Buku-Larrŋgay – “the feeling on your face as it is struck by the first rays of the sun (i.e. facing East)
Mulka – “a sacred but public ceremony.”
In 1976, the Yolŋu artists established ‘Buku-Larrŋgay Arts’ in the old Mission health centre as an act of self-determination coinciding with the withdrawal of the Methodist Overseas Mission and the Land Rights and Homeland movements.
In 1988, a new museum was built with a Bicentenary grant and this houses a collection of works put together in the 1970s illustrating clan law and also the Message Sticks from 1935 and the Yirrkala Church Panels from 1963.

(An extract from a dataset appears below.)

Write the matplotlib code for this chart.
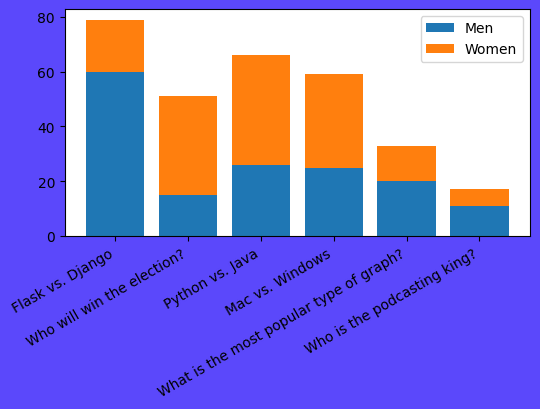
import matplotlib
matplotlib.use("Agg")
import matplotlib.pyplot as plt

questions = ["Flask vs. Django", "Who will win the election?", "Python vs. Java",
             "Mac vs. Windows", "What is the most popular type of graph?",
             "Who is the podcasting king?"]
men = [60, 15, 26, 25, 20, 11]
women = [19, 36, 40, 34, 13, 6]

fig, ax = plt.subplots(figsize=(5.4, 4.1), dpi=100)
fig.patch.set_facecolor("#5b48fb")

ax.bar(questions, men, label="Men")
ax.bar(questions, women, bottom=men, label="Women")
ax.legend(loc="upper right")
fig.autofmt_xdate()

plt.subplots_adjust(left=0.12, right=0.981, top=0.976, bottom=0.422)
plt.savefig("out.png", facecolor=fig.get_facecolor())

In 1996, a screen print workshop and extra gallery spaces was added to the space to provide a range of different mediums to explore. In 2007, The Mulka Project was added which houses and displays a collection of tens of thousands of historical images and films as well as creating new digital product.
Still on the same site but in a greatly expanded premises Buku-Larrŋgay Mulka Centre now consists of two divisions; the Yirrkala Art Centre which represents Yolŋu artists exhibiting and selling contemporary art and The Mulka Project which acts as a digital production studio and archiving centre incorporating the museum.